It's doubtful that anyone alive today knows as much about Goldcrest 51 beer as Little Rock resident Kenn Flemmons. The collector of Goldcrest paraphernalia and author of Goldcrest 51 Beer: Finest Beer You Ever Tasted even knows the beer's original recipe.
Beginning this week, Flemmons will introduce the historic Memphis beer back into the market. Using the original recipe, Flemmons is having it brewed at Blue Pants Brewery in Alabama, and it will be available for sale beginning this Thursday at the Tennessee Brewery Revival and Westy's in the Pinch.
Goldcrest 51 was brewed at the old Tennessee Brewery (the site of pop-up beer garden Revival every Thursday through Sunday until May 31st) until the facility closed in the 1950s. In its heyday, the lager was one of the most popular beers in the region.
"I think a lot of people understand that this is not just a beer. This is history. This is Memphis," Flemmons said.
— Bianca Phillips
Flyer: How did you get the recipe?
Kenn Flemmons: I published a book in 2003 on the Tennessee Brewing Company called The Finest Beer You Ever Tasted. When we were doing the research, one of the challenges I had was to find people — still alive — who had anything to do with a brewery that had closed 50 years before. We were able to connect with a half-dozen or so and some spouses whose husbands had worked at the brewery. One of those was the person who had the recipe and had no idea she had it. Her husband had worked in the brew house.
And you own the patent now?
On a lark one day, I went online to look up Goldcrest 51 beer on the U.S. Patent Office website to see who owned the patent. No one did. It had gone back into the public domain. So I filed on it and spent a couple thousand dollars in legal fees, but I was able to get the name and all the logos that go with it. If you have the recipe and the name and all the old logos, then the question becomes, What do you do with it?
A couple years ago, I got a phone call from a local distributor, A.S. Barbaro, and they asked if I'd ever thought about bringing it back.

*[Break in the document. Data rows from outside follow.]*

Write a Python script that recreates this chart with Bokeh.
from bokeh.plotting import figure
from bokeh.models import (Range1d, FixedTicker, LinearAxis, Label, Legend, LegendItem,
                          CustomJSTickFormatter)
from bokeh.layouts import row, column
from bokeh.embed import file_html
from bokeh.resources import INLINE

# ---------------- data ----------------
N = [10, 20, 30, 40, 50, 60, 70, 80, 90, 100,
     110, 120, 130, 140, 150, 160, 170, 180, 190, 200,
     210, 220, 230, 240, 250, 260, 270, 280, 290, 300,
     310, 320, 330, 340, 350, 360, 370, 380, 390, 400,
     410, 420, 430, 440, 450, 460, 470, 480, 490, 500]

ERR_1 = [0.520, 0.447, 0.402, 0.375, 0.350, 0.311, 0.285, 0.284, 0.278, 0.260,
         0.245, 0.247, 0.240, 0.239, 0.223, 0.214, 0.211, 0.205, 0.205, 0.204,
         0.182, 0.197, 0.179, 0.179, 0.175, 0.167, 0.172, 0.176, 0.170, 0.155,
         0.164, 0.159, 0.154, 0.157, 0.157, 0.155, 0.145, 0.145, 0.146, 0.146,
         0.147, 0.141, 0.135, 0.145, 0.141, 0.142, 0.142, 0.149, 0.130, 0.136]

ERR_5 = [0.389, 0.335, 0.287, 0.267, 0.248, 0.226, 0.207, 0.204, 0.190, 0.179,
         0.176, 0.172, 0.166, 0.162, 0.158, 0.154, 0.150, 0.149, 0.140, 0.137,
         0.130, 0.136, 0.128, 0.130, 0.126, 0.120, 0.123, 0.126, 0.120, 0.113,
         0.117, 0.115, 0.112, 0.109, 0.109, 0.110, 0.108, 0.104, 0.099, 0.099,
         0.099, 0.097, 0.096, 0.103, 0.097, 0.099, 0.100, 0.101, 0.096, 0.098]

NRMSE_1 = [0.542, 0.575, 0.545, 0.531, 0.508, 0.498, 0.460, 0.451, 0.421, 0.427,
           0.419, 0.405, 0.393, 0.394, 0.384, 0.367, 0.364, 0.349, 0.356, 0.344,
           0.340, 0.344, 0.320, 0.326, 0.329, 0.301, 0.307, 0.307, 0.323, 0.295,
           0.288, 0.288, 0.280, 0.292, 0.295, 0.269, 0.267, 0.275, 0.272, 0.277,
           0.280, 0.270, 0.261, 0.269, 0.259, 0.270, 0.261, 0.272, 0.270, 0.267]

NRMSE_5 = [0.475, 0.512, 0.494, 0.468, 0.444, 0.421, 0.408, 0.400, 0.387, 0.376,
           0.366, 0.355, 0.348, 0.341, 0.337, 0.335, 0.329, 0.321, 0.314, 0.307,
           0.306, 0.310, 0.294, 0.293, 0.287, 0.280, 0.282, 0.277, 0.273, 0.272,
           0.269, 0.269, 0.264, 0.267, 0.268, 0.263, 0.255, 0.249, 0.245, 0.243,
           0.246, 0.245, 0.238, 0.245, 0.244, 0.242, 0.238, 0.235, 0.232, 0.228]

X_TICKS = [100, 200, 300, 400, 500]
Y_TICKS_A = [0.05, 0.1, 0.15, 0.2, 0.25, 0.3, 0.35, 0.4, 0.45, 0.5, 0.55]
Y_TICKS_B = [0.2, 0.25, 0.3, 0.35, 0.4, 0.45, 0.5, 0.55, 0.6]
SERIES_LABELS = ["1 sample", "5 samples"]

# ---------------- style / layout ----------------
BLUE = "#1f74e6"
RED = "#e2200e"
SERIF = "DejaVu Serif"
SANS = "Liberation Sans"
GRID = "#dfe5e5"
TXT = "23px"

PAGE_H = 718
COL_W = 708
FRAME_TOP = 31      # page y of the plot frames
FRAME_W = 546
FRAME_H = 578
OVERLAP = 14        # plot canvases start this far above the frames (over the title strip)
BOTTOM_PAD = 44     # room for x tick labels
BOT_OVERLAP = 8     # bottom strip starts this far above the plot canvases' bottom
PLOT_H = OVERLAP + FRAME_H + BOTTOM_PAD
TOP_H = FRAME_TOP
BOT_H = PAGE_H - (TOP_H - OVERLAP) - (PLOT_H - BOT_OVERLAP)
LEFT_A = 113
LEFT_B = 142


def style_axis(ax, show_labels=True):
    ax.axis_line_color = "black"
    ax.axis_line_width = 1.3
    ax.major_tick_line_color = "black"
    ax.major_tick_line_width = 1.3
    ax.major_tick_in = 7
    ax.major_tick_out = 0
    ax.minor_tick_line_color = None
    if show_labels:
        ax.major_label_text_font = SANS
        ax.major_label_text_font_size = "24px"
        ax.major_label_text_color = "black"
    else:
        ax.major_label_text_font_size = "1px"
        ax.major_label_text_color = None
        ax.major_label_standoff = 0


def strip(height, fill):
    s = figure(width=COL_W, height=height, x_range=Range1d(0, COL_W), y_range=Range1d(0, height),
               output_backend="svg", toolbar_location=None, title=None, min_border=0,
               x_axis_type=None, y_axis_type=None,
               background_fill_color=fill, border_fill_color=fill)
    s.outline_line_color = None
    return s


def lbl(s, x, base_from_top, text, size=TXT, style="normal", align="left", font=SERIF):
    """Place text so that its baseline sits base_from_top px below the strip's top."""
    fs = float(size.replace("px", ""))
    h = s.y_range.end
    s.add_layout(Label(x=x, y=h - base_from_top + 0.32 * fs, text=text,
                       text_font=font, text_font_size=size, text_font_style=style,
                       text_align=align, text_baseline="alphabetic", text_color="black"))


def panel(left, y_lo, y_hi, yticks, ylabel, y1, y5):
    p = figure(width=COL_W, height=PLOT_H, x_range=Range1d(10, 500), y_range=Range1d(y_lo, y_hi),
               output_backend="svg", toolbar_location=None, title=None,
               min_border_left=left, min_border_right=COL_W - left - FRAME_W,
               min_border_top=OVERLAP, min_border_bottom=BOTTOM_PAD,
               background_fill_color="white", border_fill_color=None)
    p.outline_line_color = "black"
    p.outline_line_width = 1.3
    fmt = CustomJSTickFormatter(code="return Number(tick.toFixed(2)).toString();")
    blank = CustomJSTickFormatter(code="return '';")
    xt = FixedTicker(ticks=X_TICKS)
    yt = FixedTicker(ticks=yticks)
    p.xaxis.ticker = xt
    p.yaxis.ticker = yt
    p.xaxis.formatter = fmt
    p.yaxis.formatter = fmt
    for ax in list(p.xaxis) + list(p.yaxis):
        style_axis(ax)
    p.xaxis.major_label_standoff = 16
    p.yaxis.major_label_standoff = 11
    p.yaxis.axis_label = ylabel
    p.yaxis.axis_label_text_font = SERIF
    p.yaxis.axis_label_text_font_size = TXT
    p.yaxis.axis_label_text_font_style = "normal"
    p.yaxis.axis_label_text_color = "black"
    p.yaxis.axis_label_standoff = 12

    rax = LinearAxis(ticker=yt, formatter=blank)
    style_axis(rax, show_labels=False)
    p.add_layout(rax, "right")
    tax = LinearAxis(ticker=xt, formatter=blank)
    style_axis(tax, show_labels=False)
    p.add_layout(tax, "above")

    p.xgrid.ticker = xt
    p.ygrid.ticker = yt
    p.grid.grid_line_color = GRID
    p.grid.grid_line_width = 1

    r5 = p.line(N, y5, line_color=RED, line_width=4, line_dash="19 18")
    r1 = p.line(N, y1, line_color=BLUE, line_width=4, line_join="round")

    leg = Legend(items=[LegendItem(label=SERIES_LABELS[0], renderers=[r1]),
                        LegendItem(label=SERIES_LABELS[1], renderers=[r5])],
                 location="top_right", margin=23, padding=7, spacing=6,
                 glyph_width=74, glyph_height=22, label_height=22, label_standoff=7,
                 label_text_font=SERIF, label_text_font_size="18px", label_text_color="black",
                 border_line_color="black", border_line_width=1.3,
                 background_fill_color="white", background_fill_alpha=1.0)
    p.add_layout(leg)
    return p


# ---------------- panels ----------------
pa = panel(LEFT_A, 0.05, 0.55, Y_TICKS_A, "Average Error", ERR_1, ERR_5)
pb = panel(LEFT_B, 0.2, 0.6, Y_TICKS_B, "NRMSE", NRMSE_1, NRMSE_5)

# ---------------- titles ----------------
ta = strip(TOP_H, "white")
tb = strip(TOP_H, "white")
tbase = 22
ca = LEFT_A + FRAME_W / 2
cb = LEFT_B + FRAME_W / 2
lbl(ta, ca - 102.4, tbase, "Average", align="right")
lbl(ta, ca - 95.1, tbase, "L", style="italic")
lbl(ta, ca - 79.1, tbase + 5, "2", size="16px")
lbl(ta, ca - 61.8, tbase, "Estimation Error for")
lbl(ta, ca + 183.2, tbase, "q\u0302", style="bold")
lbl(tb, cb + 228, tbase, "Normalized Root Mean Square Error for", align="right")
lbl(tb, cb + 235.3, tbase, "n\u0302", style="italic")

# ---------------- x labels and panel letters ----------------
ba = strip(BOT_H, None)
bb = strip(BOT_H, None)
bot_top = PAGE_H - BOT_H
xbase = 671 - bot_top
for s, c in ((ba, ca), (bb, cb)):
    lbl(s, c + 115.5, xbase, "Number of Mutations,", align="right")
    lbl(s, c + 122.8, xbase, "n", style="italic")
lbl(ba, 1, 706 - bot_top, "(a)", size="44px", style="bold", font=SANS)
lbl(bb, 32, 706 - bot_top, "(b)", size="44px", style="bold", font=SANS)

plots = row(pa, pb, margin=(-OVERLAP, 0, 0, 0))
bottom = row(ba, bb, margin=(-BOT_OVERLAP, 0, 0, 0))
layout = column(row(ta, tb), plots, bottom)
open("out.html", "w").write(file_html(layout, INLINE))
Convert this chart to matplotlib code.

They said they'd love to sell the beer for me. Through A.S. Barbaro's connections, we were able to make all the other pieces fall into place.
Did you plan the launch date to coincide with Revival?
I came over in January and met Billy [Orgel, who bought the brewery building last year]. I mentioned to him that we were working on this beer project and that I hoped we'd be done by June. He said, 'Is there any way to get it done sooner?'
The Untapped promotion [last year] drew 35,000 people through there. And there's no reason to think that same number won't come through this time [for Revival]. If we're going to reintroduce a Memphis brand, where better to do it than the building where it was made?
Will it be available in other bars?
We are delivering the first keg to Westy's, which is owned by Jake Schorr, whose family owned the brewery. When we first started talking about this, I knew we needed to make sure that Jake gets the first keg because that would mean the world to him. [As for other bars], that will be up to the distributor. There is limited quantity.
Do you plan to grow the business and get into bottling?
I have an 18-year-old son who is starting his first year of college, and he's enamored by the whole history of the place. He wants somewhere down the line to play a role in this. If it works and people buy the beer, then we have every reason to keep making the beer. Eventually, it will be sold in bottles or cans.
What does it taste like?
Goldcrest is a middle-of-the-road beer. It's more full-bodied than a lager you'd buy today. It's the kind of beer that is a gateway into the craft world. It's very different from the normal beers that one might think of, the mega-beers.